There was no particular reason for Steven J. McCormick's salary to raise a red flag. In fact, his 2003 remuneration as CEO of the Nature Conservancy, the world's largest environmental charity--at $275,000 plus health and retirement benefits--might even have seemed inadequate. With operations in 28 countries and claims of having nearly a million members, the Conservancy that McCormick was running was, after all, the nonprofit equivalent of a multinational. But it turned out that McCormick had also received a $75,000 sign-on bonus, $75,000 to cover living expenses, a $1.7 million loan to buy a new house and a no-strings-attached discretionary fund to use toward finishing pet projects.
After an exposé by the Washington Post in May 2003 revealed his benefits package and other irregularities, Congress launched an inquiry, and the Conservancy has spent the past two years overhauling its accountability practices. The nonprofit has instituted mandatory ethics training for its staff and voluntarily implemented sections of the strict new governance guidelines in the Sarbanes-Oxley Act, which does not apply to charities. McCormick took a 5% pay cut, discontinued the discretionary fund and immediately paid back the loan. "The management has taken this situation very seriously," says Stephanie Meeks, the Conservancy's chief administrative officer. "We have taken specific steps to make sure there isn't even the perception of wrongdoing." McCormick was not available for comment.
McCormick and the Conservancy learned the hard way that charity is no longer beyond reproach. Corporate America has been penned in by new regulations imposed by the Sarbanes-Oxley Act, but the nonprofit sector faces few rules for disclosing financial health, paying executives or explaining spending. But in the postscandal era, state and federal lawmakers are pushing for stricter standards of governance for nonprofits.
The new scrutiny is a response to the exponential growth of the nonprofit sector over the past decade--and to concerns that some institutions are scamming the system by seeking tax-exempt status. The Internal Revenue Service lists more than 1.8 million charities, up from 739,000 charities 25 years ago. The tax-exempt sector includes not just soup kitchens and scholarship funds but also labor unions, hospitals, the NCAA--even Major League Baseball. "Today you see nonprofit holding companies," says Minnesota state attorney general Mike Hatch, who has aggressively pushed for better nonprofit governance. "We're dealing with multibillion-dollar enterprises, many times with no tie to the community."

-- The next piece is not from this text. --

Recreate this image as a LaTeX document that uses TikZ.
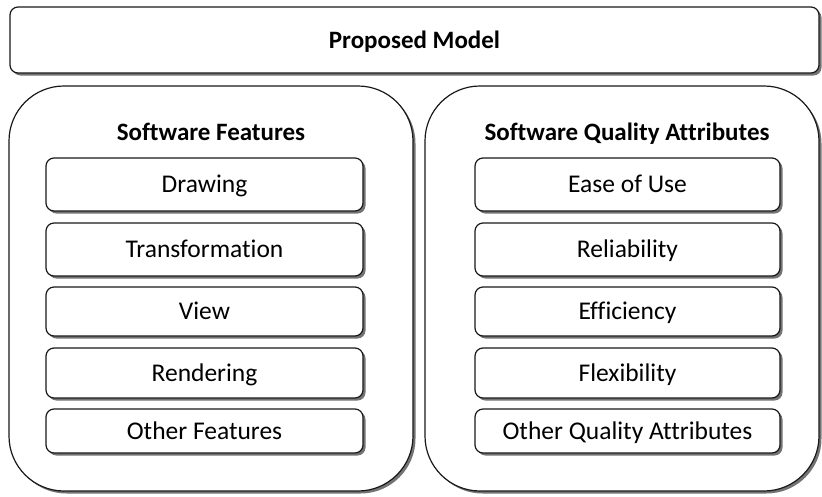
\documentclass[tikz,border=0pt]{standalone}
\usepackage{fontspec}
\setmainfont{Carlito}[Ligatures={NoCommon}]
\usetikzlibrary{shadows}
\begin{document}
\begin{tikzpicture}[x=1pt,y=1pt,
  shad/.style={drop shadow={shadow xshift=2.5pt,shadow yshift=-2.5pt,fill=black!55,opacity=1}},
  small/.style={draw=black!90,line width=1.2pt,fill=white,rounded corners=8pt,shad,
    inner sep=0pt,text height=16.3pt,text depth=0pt,font=\fontsize{25.5}{30}\selectfont},
  big/.style={draw=black!90,line width=1.2pt,fill=white,rounded corners=55pt,shad,inner sep=0pt},
  title/.style={font=\fontsize{25}{30}\selectfont\bfseries,inner sep=0pt,text height=16pt,text depth=0pt}]
\useasboundingbox (0,0) rectangle (822,-496);
\node[small,minimum width=809pt,minimum height=66pt,text height=16pt,font=\fontsize{25}{30}\selectfont\bfseries] (pm) at (414.5,-40) {Proposed Model};
\node[big,minimum width=404pt,minimum height=405pt] (sf) at (211,-288.5) {};
\node[big,minimum width=394pt,minimum height=405pt] (sq) at (622,-288.5) {};
\node[title] (sft) at (211,-132) {Software Features};
\node[title] (sqt) at (627,-132) {Software Quality Attributes};
\node[small,minimum width=317pt,minimum height=53pt] (f1) at (204.5,-184.5) {Drawing};
\node[small,minimum width=317pt,minimum height=53pt] (f2) at (204.5,-249.5) {Transformation};
\node[small,minimum width=317pt,minimum height=49pt] (f3) at (204.5,-311.5) {View};
\node[small,minimum width=317pt,minimum height=50pt] (f4) at (204.5,-373) {Rendering};
\node[small,minimum width=317pt,minimum height=44pt] (f5) at (204.5,-431) {Other Features};
\node[small,minimum width=305pt,minimum height=53pt] (q1) at (627.5,-184.5) {Ease of Use};
\node[small,minimum width=305pt,minimum height=53pt] (q2) at (627.5,-249.5) {Reliability};
\node[small,minimum width=305pt,minimum height=49pt] (q3) at (627.5,-311.5) {Efficiency};
\node[small,minimum width=305pt,minimum height=50pt] (q4) at (627.5,-373) {Flexibility};
\node[small,minimum width=305pt,minimum height=44pt] (q5) at (627.5,-431) {Other Quality Attributes};
\end{tikzpicture}
\end{document}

The IRS has been working overtime to catch the scammers. Flush with funding to root out nonprofits connected to terrorism and given a new institutional mandate to do a tougher job, its Exempt Organizations Division has added 160 auditors over the past two years. Since August 2004, according to Mark Everson, commissioner of the IRS, the agency has contacted 1,240 organizations with questions about how they pay their executives. So far, 719 returns have come under audit for suspicious accounting. State regulators, who have traditionally policed nonprofits, are pushing for new laws. The House and Senate held hearings this summer on nonprofit governance and drafted legislation that is being reviewed as part of a tax-reform package. (The last major regulations covering the industry were adopted in 1969.)